▸ **STATED EXERCISE**:
Starting with the first line below, extract each line through the one that contains "(402,282) -- (417,291);", inclusive, excluding pictures.

▸ **RECORDED DATA**:
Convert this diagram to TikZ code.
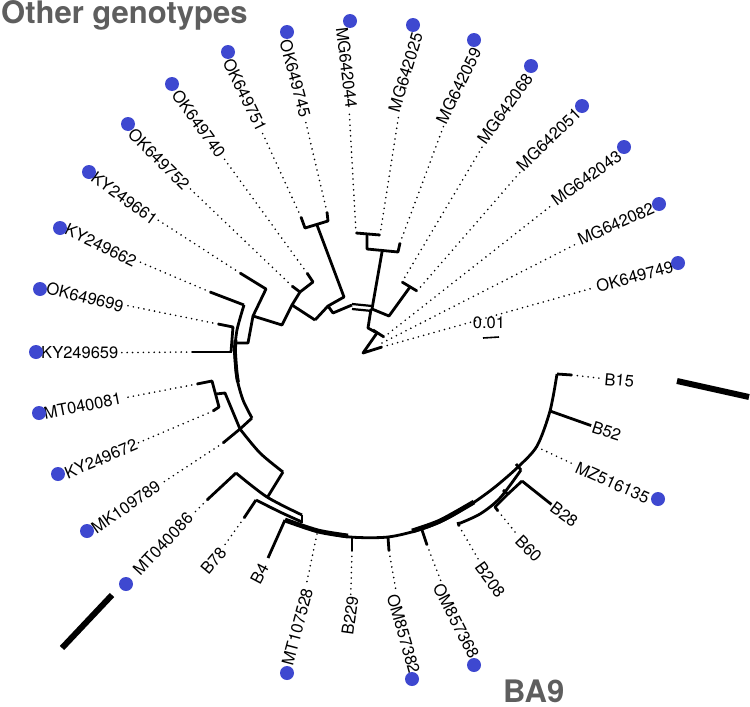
\documentclass[tikz,border=0pt]{standalone}
\usepackage{fontspec}
\setmainfont{TeX Gyre Heros}
\definecolor{dotblue}{RGB}{62,72,208}
\definecolor{titlegray}{RGB}{94,94,94}
\begin{document}
\begin{tikzpicture}[x=1pt,y=-1pt,
  br/.style={line width=2.8pt, line join=round},
  thk/.style={line width=4.8pt},
  dotl/.style={line width=1.8pt, dash pattern=on 0pt off 5.4pt, line cap=round},
  lab/.style={font=\fontsize{16.5}{18}\selectfont, inner sep=1.5pt},
  labL/.style={lab, anchor=east},
  labR/.style={lab, anchor=west},
  bdot/.style={circle, fill=dotblue, minimum size=14pt, inner sep=0pt},
  ttl/.style={font=\fontsize{31}{34}\selectfont\bfseries, text=titlegray, inner sep=0pt}]
\useasboundingbox (0,0) rectangle (750,707);

% titles
\node[ttl, anchor=base west] (tOther) at (1,23) {Other genotypes};
\node[ttl, anchor=base west] (tBA) at (503,702) {BA9};

% ---------- upper cluster ----------
\draw[br] (301,217) -- (305,228) -- (328,221) -- (327,212);
\draw[br] (317,225) -- (344,297) -- (328,306) -- (333,313) -- (352,305);
\draw[br] (315,320) -- (328,306);
\draw[br] (292,286) -- (300,292) -- (313,282) -- (307,273);
\draw[br] (300,292) -- (292,305) -- (315,320);
\draw[br] (292,305) -- (282,325) -- (253,316);
\draw[br] (240,273) -- (266,289) -- (253,316) -- (248,343) -- (236,343);
\draw[br] (210,292) -- (244,305);
\draw[br] (218,324) -- (233,327) -- (231,352);
\draw[br] (192,352) -- (232,352);
\draw[line width=2.2pt] (352,304) -- (372,306);
\draw[line width=2.2pt] (352,309) -- (372,311);
\draw[br] (372,309) -- (382,252);
\draw[br] (356,233) -- (380,235);
\draw[br] (367,234) -- (367,249) -- (398,252) -- (400,243);
\draw[br] (371,309) -- (368,328) -- (377,333);
\draw[br] (373,330) -- (384,337);
\draw[br] (377,333) -- (363,353) -- (382,347);
\draw[br] (372,309) -- (389,316) -- (410,287);
\draw[br] (402,282) -- (417,291);

% ---------- left side ----------
\draw[br] plot[smooth] coordinates {(244,305) (237,330) (235,352) (237,378) (243,400) (252,418)};
\draw[line width=3.8pt] plot[smooth] coordinates {(235.5,340) (235,352) (236.5,372) (238,382)};
\draw[br] (252,418) -- (240,429);
\draw[br] (197,384) -- (212,381) -- (219,407) -- (213,411);
\draw[br] (216,394) -- (225,393) -- (240,429);
\draw[br] (223,443) -- (240,429);
\draw[br] plot[smooth] coordinates {(240,429) (260,453) (283,472)};
\draw[br] (283,472) -- (267,498);
\draw[br] (207,500) -- (236,473);
\draw[br] plot[smooth] coordinates {(236,473) (267,497) (302,515)};
\draw[br] (302,515) -- (302,523);
\draw[br] (244,518) -- (256,500);
\draw[br] plot[smooth] coordinates {(256,500) (280,512) (302,522)};

% ---------- bottom / right (BA9) ----------
\draw[br] plot[smooth] coordinates {(285,520) (318,531) (350,537) (388,537) (422,529) (448,518) (473,503) (495,487) (518,467) (537,446) (550,411) (557,374)};
\draw[thk] plot[smooth] coordinates {(285,520) (318,531) (348,536)};
\draw[thk] plot[smooth] coordinates {(412,531) (440,521) (474,502)};
\draw[br] (285,520) -- (268,558);
\draw[br] plot[smooth] coordinates {(458,524) (480,514) (500,498) (521,470)};
\draw[br] (516,464) -- (521,470);
\draw[br] (458,522) -- (459,526);
\draw[br] (503,490) -- (508,494);
\draw[br] (498,511) -- (495,507) -- (508,494) -- (522,481);
\draw[br] (352,537) -- (352,551);
\draw[br] (388,537) -- (389,551);
\draw[br] (422,530) -- (427,545);
\draw[br] (557,374) -- (572,375);

% ---------- tips ----------
\coordinate (tA) at (327,212); \coordinate (tB) at (301,217);
\coordinate (tC) at (307,273); \coordinate (tD) at (292,286);
\coordinate (tE) at (240,273); \coordinate (tF) at (210,292);
\coordinate (tG) at (218,324); \coordinate (tH) at (192,352);
\coordinate (tI) at (197,384); \coordinate (tJ) at (213,411);
\coordinate (tK) at (223,443); \coordinate (tL) at (207,500);
\coordinate (tM) at (244,518); \coordinate (tN) at (268,558);
\coordinate (tO) at (317,534); \coordinate (tP) at (352,551);
\coordinate (tQ) at (356,233);
\coordinate (sA) at (380,235); \coordinate (sB) at (400,243);
\coordinate (sC) at (402,282); \coordinate (sD) at (417,291);
\coordinate (sE) at (384,337); \coordinate (sF) at (382,343);
\coordinate (sG) at (382,347); \coordinate (sH) at (572,375);
\coordinate (sI) at (550,411); \coordinate (sJ) at (537,447);
\coordinate (sK) at (522,481); \coordinate (sL) at (498,511);
\coordinate (sM) at (459,526); \coordinate (sN) at (427,545);
\coordinate (sO) at (389,551);

% ---------- labels ----------
\node[labL, rotate=-75] (lA) at (306,118) {OK649745};
\node[labL, rotate=-64] (lB) at (263,132) {OK649751};
\node[labL, rotate=-54] (lC) at (223,157) {OK649740};
\node[labL, rotate=-45] (lD) at (188,188) {OK649752};
\node[labL, rotate=-36] (lE) at (157,222) {KY249661};
\node[labL, rotate=-26] (lF) at (137,263) {KY249662};
\node[labL, rotate=-14] (lG) at (125,307) {OK649699};
\node[labL, rotate=0]   (lH) at (120,353) {KY249659};
\node[labL, rotate=11]  (lI) at (123,398) {MT040081};
\node[labL, rotate=23]  (lJ) at (138,443) {KY249672};
\node[labL, rotate=35]  (lK) at (160,483) {MK109789};
\node[labL, rotate=47]  (lL) at (191,514) {MT040086};
\node[labL, rotate=50]  (lM) at (224,548) {B78};
\node[labL, rotate=62]  (lN) at (265,563) {B4};
\node[labL, rotate=75]  (lO) at (308,587) {MT107528};
\node[labL, rotate=82]  (lP) at (353,595) {B229};
\node[labL, rotate=-83] (lQ) at (352,110) {MG642044};
\node[labR, rotate=73]  (rA) at (393,113) {MG642025};
\node[labR, rotate=64]  (rB) at (440,124) {MG642059};
\node[labR, rotate=54]  (rC) at (480,143) {MG642068};
\node[labR, rotate=44]  (rD) at (518,169) {MG642051};
\node[labR, rotate=36]  (rE) at (552,203) {MG642043};
\node[labR, rotate=24]  (rF) at (577,241) {MG642082};
\node[labR, rotate=15]  (rG) at (595,287) {OK649749};
\node[labR, rotate=-5]  (rH) at (603,379) {B15};
\node[labR, rotate=-18] (rI) at (591,426) {B52};
\node[labR, rotate=-24] (rJ) at (575,466) {MZ516135};
\node[labR, rotate=-36] (rK) at (551,505) {B28};
\node[labR, rotate=-45] (rL) at (517,537) {B60};
\node[labR, rotate=-54] (rM) at (478,563) {B208};
\node[labR, rotate=-63] (rN) at (437,583) {OM857368};
\node[labR, rotate=-74] (rO) at (392,593) {OM857382};

% scale bar
\node[lab] (scl) at (489,323) {0.01};
\coordinate (sb1) at (483,338); \coordinate (sb2) at (499,337);
\draw[line width=1.6pt] (sb1) -- (sb2);

% ---------- dotted connectors ----------
\foreach \t/\l in {tA/lA,tB/lB,tC/lC,tD/lD,tE/lE,tF/lF,tG/lG,tH/lH,tI/lI,tJ/lJ,tK/lK,tL/lL,tM/lM,tO/lO,tP/lP,tQ/lQ,
  sA/rA,sB/rB,sC/rC,sD/rD,sE/rE,sF/rF,sG/rG,sH/rH,sJ/rJ,sL/rL,sM/rM,sN/rN,sO/rO}
  \draw[dotl] (\t) -- (\l);
\draw[br] (sI) -- (rI);
\draw[br] (sK) -- (rK);

% ---------- blue dots ----------
\foreach \n/\p in {dA/{(287,32)},dB/{(228,52)},dC/{(172,84)},dD/{(128,124)},dE/{(89,172)},dF/{(60,228)},
  dG/{(40,289)},dH/{(36,352)},dI/{(39,413)},dJ/{(58,474)},dK/{(87,531)},dL/{(126,584)},dO/{(287,673)},dQ/{(350,21)},
  eA/{(413,25)},eB/{(474,40)},eC/{(531,66)},eD/{(582,106)},eE/{(624,147)},eF/{(659,204)},eG/{(678,263)},
  eJ/{(658,499)},eN/{(474,665)},eO/{(412,679)}}
  \node[bdot] (\n) at \p {};

% ---------- clade bars ----------
\coordinate (barA1) at (677,381); \coordinate (barA2) at (749,397);
\coordinate (barB1) at (112,595); \coordinate (barB2) at (62,648);
\draw[line width=6pt] (barA1) -- (barA2);
\draw[line width=6pt] (barB1) -- (barB2);
\end{tikzpicture}
\end{document}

▸ **RESULT OF THIS TASK**:
Convert this diagram to TikZ code.
\documentclass[tikz,border=0pt]{standalone}
\usepackage{fontspec}
\setmainfont{TeX Gyre Heros}
\definecolor{dotblue}{RGB}{62,72,208}
\definecolor{titlegray}{RGB}{94,94,94}
\begin{document}
\begin{tikzpicture}[x=1pt,y=-1pt,
  br/.style={line width=2.8pt, line join=round},
  thk/.style={line width=4.8pt},
  dotl/.style={line width=1.8pt, dash pattern=on 0pt off 5.4pt, line cap=round},
  lab/.style={font=\fontsize{16.5}{18}\selectfont, inner sep=1.5pt},
  labL/.style={lab, anchor=east},
  labR/.style={lab, anchor=west},
  bdot/.style={circle, fill=dotblue, minimum size=14pt, inner sep=0pt},
  ttl/.style={font=\fontsize{31}{34}\selectfont\bfseries, text=titlegray, inner sep=0pt}]
\useasboundingbox (0,0) rectangle (750,707);

% titles
\node[ttl, anchor=base west] (tOther) at (1,23) {Other genotypes};
\node[ttl, anchor=base west] (tBA) at (503,702) {BA9};

% ---------- upper cluster ----------
\draw[br] (301,217) -- (305,228) -- (328,221) -- (327,212);
\draw[br] (317,225) -- (344,297) -- (328,306) -- (333,313) -- (352,305);
\draw[br] (315,320) -- (328,306);
\draw[br] (292,286) -- (300,292) -- (313,282) -- (307,273);
\draw[br] (300,292) -- (292,305) -- (315,320);
\draw[br] (292,305) -- (282,325) -- (253,316);
\draw[br] (240,273) -- (266,289) -- (253,316) -- (248,343) -- (236,343);
\draw[br] (210,292) -- (244,305);
\draw[br] (218,324) -- (233,327) -- (231,352);
\draw[br] (192,352) -- (232,352);
\draw[line width=2.2pt] (352,304) -- (372,306);
\draw[line width=2.2pt] (352,309) -- (372,311);
\draw[br] (372,309) -- (382,252);
\draw[br] (356,233) -- (380,235);
\draw[br] (367,234) -- (367,249) -- (398,252) -- (400,243);
\draw[br] (371,309) -- (368,328) -- (377,333);
\draw[br] (373,330) -- (384,337);
\draw[br] (377,333) -- (363,353) -- (382,347);
\draw[br] (372,309) -- (389,316) -- (410,287);
\draw[br] (402,282) -- (417,291);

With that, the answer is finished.